I have fostered. I 'disapproved' of the mother's lifestyle enormously. I also felt a great deal of compassion towards her. The bad choices she made didn't take place in a vacuum. She was a hurt human being who was expressing that hurt in a completely dysfunctional way that was in turn hurting her child. Hence my involvement.
That child was too young for me to need to explain about her mother. However, I had it all prepared in readiness because it is vital that you can explain without judgement. It's not that dissimilar to when parents split up and they have to explain why that has happened without making the child think it's their fault.
Every child, perhaps moreso if adopted/fostered, wants to know where they come from. If you badmouth the parent, you are, essentially, encouraging a child to think that they are the same, since they are a product of that parent.

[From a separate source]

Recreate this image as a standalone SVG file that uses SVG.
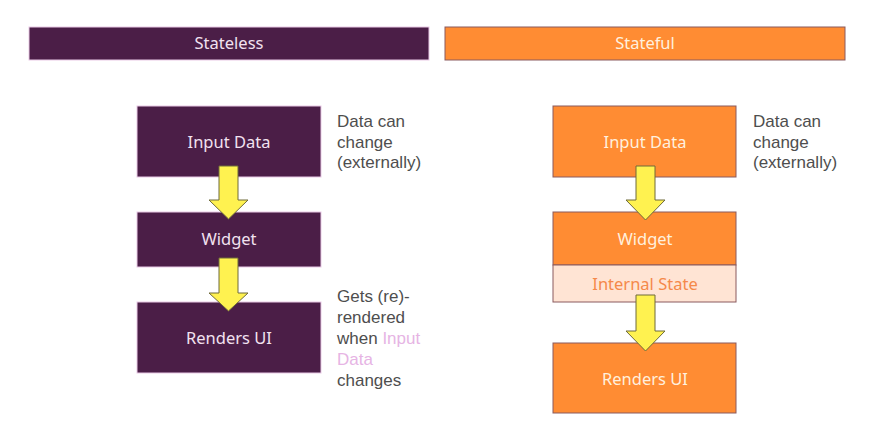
<svg xmlns="http://www.w3.org/2000/svg" width="873" height="441" viewBox="0 0 873 441">
<style>
text{font-family:"Noto Sans","Liberation Sans",sans-serif;font-size:16.5px}
.c{text-anchor:middle}
.purple{fill:#4B1E47;stroke:#E9C9E6;stroke-width:1}
.orange{fill:#FF8C33;stroke:#8A5A5E;stroke-width:1}
.peach{fill:#FFE4D4;stroke:#8A5A5E;stroke-width:1}
.tp{fill:#F2E2F0}
.to{fill:#FFF0DE}
.tpe{fill:#F5894A}
.note text{font-family:"Liberation Sans",Arial,sans-serif;font-size:17px}
.body{fill:#4E4E4E}
.pink{fill:#E6B4E4}
.arrow{fill:#FFF250;stroke:#6E6A3A;stroke-width:1}
</style>
<rect width="873" height="441" fill="#FFFFFF"/>
<g id="header-stateless">
<rect class="purple" x="29" y="27" width="400" height="33"/>
<text class="c tp" x="229" y="49">Stateless</text>
</g>
<g id="header-stateful">
<rect class="orange" x="445" y="27" width="400" height="33"/>
<text class="c to" x="645" y="49">Stateful</text>
</g>
<g id="sl-input">
<rect class="purple" x="137" y="106" width="184" height="71"/>
<text class="c tp" x="229" y="148">Input Data</text>
</g>
<g id="sl-widget">
<rect class="purple" x="137" y="212" width="184" height="55"/>
<text class="c tp" x="229" y="245">Widget</text>
</g>
<g id="sl-render">
<rect class="purple" x="137" y="302" width="184" height="71"/>
<text class="c tp" x="229" y="344">Renders UI</text>
</g>
<g id="sf-input">
<rect class="orange" x="553" y="106" width="183" height="71"/>
<text class="c to" x="645" y="148">Input Data</text>
</g>
<g id="sf-widget">
<rect class="orange" x="553" y="212" width="183" height="53"/>
<text class="c to" x="645" y="245">Widget</text>
</g>
<g id="sf-state">
<rect class="peach" x="553" y="265" width="183" height="37"/>
<text class="c tpe" x="645" y="290">Internal State</text>
</g>
<g id="sf-render">
<rect class="orange" x="553" y="343" width="183" height="70"/>
<text class="c to" x="645" y="385">Renders UI</text>
</g>
<g id="connectors">
<polygon class="arrow" points="219,166 238,166 238,200 248,200 228.5,219 209,200 219,200"/>
<polygon class="arrow" points="219,258 238,258 238,293 248,293 228.5,311 209,293 219,293"/>
<polygon class="arrow" points="636,166 655,166 655,200 665,200 645.5,220 626,200 636,200"/>
<polygon class="arrow" points="636,295 655,295 655,331 665,331 645.5,351 626,331 636,331"/>
</g>
<g id="note-sl-data" class="note">
<text class="body" x="337" y="127">Data can</text>
<text class="body" x="337" y="147.5">change</text>
<text class="body" x="337" y="168">(externally)</text>
</g>
<g id="note-sf-data" class="note">
<text class="body" x="753" y="127">Data can</text>
<text class="body" x="753" y="147.5">change</text>
<text class="body" x="753" y="168">(externally)</text>
</g>
<g id="note-rerender" class="note">
<text class="body" x="337" y="302">Gets (re)-</text>
<text class="body" x="337" y="323">rendered</text>
<text class="body" x="337" y="344">when <tspan class="pink">Input</tspan></text>
<text class="pink" x="337" y="365">Data</text>
<text class="body" x="337" y="386">changes</text>
</g>
</svg>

It is far better to remain neutral, or, if at all possible, find something positive about that parent's personality/abilities, even if in some harrowing cases it's just that they had a good sense of humour or were good at drawing. You talk about the parent's dysfunctional lifestyles or poor parenting in terms of choices (so that the child doesn't feel it is inevitable that they will be the same) but explain how those choices can be affected by experience (e.g. brought up by abusive parents) and sometimes just sheer random bad luck (e.g. accident or illness).
I think the best analogy for this is like making a cake. Sometimes the ingredients (intelligence, wit, sense of fun, ability at drawing, etc) can be of the highest quality. But if the recipe (life) isn't put together well, you can sometimes end up with a mess.